§ GIVEN EXERCISE
Do any lines in the data below contain "that"? If so, copy every one of them.

____________

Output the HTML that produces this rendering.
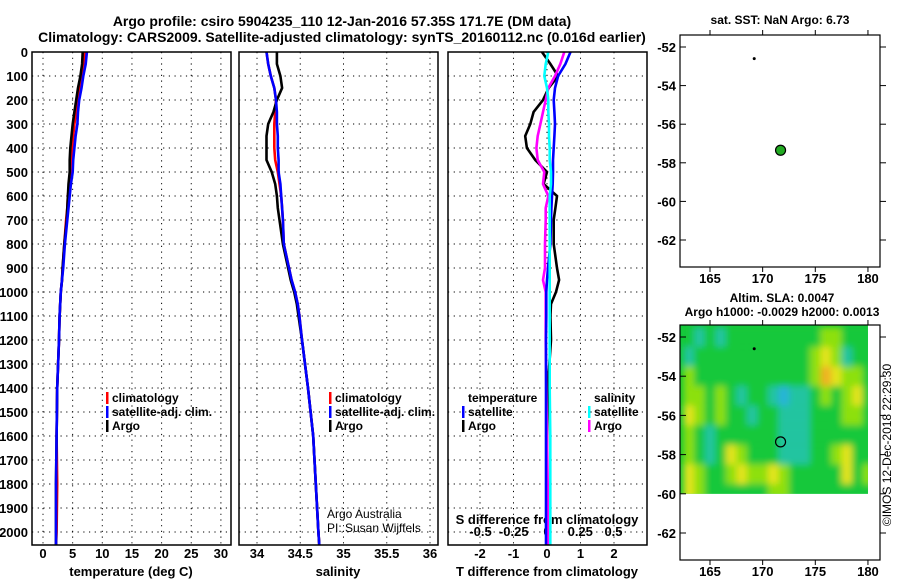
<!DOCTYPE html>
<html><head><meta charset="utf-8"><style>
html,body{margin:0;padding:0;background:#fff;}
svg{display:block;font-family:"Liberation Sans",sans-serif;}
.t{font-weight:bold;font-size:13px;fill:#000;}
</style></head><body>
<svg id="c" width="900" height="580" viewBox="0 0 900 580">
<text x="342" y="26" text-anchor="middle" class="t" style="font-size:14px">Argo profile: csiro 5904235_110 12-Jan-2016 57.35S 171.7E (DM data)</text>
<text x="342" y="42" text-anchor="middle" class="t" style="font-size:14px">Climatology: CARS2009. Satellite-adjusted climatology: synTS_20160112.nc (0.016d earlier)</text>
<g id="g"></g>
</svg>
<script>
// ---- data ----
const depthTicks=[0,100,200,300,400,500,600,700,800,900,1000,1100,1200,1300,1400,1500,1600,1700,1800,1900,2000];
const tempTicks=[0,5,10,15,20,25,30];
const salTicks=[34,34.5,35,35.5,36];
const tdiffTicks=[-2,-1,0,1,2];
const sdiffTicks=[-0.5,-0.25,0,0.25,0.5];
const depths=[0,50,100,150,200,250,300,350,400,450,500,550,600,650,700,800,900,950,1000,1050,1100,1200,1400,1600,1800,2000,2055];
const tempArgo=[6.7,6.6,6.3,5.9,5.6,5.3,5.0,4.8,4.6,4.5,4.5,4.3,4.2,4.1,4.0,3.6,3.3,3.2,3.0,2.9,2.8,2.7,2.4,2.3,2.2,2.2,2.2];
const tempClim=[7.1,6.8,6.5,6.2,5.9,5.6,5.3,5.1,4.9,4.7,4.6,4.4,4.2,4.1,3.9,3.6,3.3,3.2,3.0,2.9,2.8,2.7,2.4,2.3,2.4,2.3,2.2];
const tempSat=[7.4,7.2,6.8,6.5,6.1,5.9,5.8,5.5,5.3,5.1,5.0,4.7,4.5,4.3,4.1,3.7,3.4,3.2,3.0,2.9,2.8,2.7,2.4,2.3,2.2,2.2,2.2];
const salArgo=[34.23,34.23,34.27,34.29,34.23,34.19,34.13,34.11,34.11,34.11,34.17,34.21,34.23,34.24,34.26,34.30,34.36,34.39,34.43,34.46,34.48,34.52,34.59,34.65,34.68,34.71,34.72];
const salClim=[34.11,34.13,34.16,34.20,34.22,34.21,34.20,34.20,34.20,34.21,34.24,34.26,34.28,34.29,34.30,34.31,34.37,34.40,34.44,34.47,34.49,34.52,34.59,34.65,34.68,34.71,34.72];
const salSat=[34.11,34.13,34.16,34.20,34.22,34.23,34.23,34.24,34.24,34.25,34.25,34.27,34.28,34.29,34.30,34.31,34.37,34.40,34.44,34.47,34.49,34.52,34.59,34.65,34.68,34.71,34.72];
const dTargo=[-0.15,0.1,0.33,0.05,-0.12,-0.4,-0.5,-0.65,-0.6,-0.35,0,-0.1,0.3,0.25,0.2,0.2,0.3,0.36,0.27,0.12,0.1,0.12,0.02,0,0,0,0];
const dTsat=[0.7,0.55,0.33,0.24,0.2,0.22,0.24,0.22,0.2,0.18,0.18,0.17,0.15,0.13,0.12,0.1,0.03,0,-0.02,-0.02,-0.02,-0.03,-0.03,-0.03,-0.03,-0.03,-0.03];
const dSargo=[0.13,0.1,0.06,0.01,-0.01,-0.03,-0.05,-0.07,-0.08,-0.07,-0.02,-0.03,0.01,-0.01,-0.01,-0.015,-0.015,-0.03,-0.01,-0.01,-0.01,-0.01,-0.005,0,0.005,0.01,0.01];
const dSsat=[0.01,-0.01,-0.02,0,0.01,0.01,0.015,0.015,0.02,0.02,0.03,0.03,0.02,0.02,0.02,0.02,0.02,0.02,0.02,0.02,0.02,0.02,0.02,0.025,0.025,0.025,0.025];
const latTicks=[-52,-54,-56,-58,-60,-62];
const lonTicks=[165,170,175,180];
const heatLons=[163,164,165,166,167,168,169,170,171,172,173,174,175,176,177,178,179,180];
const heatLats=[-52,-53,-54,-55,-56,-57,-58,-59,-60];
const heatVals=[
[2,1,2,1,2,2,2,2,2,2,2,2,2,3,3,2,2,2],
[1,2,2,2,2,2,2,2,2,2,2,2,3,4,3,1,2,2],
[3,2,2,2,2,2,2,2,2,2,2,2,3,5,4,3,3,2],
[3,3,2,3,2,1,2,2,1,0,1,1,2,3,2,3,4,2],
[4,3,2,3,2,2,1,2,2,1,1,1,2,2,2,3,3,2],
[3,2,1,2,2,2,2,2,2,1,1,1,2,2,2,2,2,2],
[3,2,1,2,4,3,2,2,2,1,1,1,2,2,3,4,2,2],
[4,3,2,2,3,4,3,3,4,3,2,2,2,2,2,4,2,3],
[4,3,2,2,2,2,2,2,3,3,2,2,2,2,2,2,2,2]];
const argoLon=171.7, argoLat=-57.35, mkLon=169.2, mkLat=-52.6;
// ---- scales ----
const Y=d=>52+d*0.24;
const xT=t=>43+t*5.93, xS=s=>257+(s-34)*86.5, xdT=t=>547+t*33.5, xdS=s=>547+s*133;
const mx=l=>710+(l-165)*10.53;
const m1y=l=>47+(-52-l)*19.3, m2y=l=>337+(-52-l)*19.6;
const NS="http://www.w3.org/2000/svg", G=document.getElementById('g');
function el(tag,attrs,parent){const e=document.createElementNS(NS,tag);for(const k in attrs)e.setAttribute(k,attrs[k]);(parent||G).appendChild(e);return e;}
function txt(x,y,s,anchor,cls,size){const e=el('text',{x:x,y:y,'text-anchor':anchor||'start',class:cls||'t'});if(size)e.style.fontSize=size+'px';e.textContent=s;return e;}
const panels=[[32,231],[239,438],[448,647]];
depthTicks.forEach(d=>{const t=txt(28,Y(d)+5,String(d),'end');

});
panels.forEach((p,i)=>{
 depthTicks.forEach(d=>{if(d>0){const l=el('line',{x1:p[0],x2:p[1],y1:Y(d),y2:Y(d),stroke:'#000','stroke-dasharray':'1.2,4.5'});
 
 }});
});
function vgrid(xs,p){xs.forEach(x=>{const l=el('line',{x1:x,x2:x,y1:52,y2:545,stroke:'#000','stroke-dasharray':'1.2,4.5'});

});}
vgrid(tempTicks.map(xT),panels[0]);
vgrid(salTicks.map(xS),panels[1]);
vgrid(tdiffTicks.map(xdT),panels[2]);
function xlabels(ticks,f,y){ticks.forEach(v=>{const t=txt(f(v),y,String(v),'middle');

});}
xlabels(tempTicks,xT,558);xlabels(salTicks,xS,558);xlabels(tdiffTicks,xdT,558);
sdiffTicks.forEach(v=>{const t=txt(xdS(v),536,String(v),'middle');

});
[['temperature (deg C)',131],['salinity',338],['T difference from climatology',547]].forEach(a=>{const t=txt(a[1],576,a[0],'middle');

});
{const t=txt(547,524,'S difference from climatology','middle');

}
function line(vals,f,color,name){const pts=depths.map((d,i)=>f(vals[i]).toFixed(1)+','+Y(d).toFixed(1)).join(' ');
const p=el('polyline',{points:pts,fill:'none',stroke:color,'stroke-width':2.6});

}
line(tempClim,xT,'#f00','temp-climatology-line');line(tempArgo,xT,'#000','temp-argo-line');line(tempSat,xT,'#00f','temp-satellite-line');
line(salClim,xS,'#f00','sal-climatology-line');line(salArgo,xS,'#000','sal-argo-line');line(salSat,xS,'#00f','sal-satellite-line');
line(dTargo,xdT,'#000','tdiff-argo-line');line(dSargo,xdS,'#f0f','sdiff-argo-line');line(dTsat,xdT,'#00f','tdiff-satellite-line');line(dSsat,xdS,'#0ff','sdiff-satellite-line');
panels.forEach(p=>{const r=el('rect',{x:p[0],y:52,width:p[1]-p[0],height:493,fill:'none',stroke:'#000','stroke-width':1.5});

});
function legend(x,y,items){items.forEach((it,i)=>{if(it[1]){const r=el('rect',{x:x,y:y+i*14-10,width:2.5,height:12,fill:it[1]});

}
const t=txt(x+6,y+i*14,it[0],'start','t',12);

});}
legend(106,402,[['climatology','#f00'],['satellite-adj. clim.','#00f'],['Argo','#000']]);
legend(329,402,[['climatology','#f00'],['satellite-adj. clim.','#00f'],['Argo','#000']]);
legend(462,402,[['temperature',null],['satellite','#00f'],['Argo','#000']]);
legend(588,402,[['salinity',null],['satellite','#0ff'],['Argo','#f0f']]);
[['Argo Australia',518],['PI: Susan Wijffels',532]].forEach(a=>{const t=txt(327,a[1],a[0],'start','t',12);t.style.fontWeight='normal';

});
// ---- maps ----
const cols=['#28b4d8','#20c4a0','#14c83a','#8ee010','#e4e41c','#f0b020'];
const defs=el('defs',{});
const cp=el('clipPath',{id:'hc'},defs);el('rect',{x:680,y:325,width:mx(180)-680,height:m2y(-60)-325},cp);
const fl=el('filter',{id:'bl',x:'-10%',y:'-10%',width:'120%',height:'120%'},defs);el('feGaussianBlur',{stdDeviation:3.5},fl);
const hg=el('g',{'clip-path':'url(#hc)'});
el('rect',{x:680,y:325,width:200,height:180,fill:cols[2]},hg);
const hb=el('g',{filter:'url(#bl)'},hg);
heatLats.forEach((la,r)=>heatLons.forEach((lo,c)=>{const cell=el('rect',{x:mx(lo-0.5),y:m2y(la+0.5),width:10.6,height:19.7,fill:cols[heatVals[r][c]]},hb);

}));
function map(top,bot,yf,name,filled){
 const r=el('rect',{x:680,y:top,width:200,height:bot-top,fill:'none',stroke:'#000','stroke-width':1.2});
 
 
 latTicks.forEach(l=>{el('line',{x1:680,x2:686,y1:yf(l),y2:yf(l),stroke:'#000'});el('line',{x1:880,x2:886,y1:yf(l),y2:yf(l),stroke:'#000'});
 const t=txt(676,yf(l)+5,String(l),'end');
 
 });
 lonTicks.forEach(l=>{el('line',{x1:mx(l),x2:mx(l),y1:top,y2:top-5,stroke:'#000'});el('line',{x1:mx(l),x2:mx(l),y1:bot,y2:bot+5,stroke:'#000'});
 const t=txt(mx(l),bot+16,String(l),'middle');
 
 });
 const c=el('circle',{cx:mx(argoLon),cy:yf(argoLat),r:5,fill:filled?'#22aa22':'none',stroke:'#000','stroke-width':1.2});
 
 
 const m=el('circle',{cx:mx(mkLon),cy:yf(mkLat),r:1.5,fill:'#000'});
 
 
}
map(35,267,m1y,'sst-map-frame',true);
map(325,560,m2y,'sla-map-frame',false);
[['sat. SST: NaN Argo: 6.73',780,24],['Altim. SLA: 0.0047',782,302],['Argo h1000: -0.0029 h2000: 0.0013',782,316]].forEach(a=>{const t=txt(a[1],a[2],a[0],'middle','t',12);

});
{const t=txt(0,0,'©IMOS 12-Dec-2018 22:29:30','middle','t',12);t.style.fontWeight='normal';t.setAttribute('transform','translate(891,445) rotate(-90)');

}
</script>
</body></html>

____________

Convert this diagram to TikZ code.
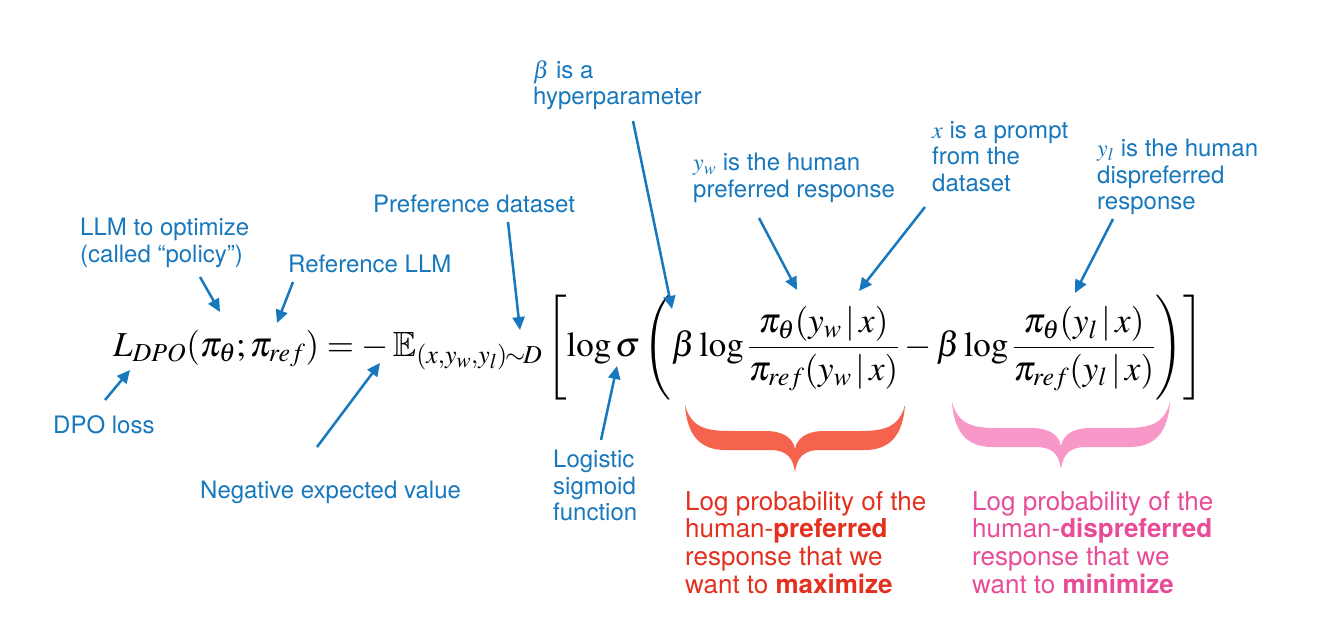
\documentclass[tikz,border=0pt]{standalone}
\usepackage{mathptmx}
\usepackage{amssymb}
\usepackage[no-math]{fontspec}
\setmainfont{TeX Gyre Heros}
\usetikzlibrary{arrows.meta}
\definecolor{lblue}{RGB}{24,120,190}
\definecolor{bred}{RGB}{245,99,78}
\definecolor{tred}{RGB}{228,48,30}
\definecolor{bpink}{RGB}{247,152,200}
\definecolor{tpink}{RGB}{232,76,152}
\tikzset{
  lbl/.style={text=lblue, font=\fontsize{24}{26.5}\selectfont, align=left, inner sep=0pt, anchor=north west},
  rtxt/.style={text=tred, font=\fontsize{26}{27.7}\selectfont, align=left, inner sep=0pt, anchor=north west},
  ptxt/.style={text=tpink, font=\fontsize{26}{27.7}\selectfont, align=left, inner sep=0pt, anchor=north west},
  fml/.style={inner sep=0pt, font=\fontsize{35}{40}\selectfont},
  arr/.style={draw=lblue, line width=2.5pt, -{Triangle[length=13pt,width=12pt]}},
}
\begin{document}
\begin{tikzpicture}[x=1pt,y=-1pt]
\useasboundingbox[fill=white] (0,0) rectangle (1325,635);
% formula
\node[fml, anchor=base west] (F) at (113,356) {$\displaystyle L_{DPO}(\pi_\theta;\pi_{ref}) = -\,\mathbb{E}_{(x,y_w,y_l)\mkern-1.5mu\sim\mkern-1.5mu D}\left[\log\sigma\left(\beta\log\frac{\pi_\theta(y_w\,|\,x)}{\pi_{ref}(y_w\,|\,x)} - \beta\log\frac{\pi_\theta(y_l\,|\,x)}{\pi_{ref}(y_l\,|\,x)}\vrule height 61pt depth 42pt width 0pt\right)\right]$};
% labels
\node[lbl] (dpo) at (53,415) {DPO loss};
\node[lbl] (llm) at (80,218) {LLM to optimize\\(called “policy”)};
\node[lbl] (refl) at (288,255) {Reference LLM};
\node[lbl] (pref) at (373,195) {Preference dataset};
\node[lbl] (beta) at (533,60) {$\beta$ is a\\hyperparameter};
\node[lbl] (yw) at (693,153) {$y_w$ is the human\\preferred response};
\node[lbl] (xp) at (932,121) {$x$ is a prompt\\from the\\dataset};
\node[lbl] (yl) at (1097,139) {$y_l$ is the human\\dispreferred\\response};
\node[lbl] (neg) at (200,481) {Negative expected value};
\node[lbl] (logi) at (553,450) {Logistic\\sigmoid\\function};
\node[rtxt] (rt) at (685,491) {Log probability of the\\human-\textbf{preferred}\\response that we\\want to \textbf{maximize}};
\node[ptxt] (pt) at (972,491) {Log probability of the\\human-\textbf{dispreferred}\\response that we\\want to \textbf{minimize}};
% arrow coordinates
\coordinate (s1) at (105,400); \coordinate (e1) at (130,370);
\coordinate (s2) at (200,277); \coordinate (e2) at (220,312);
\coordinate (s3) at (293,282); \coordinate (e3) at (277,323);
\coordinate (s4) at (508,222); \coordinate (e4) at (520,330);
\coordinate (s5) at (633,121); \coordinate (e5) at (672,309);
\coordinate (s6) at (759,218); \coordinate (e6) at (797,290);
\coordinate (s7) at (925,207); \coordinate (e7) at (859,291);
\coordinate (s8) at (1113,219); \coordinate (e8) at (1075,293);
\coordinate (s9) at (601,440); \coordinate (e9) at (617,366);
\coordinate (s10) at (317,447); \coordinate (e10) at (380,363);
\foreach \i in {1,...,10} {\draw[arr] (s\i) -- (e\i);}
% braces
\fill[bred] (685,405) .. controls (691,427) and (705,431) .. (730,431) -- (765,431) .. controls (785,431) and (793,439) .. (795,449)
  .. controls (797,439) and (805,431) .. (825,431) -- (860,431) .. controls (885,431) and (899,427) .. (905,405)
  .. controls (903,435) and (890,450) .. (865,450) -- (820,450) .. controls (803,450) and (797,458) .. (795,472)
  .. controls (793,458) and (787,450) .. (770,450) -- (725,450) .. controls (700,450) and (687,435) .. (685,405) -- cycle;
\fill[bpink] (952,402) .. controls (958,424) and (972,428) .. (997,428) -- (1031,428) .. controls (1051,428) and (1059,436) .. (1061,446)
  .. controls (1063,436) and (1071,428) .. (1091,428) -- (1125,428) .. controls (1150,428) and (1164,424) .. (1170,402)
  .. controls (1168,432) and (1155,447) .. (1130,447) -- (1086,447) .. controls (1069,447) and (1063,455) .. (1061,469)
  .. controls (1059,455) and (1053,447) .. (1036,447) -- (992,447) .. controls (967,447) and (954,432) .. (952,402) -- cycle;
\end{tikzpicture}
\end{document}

____________

§ WRITTEN REPLY
Output the HTML that produces this rendering.
\node[rtxt] (rt) at (685,491) {Log probability of the\\human-\textbf{preferred}\\response that we\\want to \textbf{maximize}};
\node[ptxt] (pt) at (972,491) {Log probability of the\\human-\textbf{dispreferred}\\response that we\\want to \textbf{minimize}};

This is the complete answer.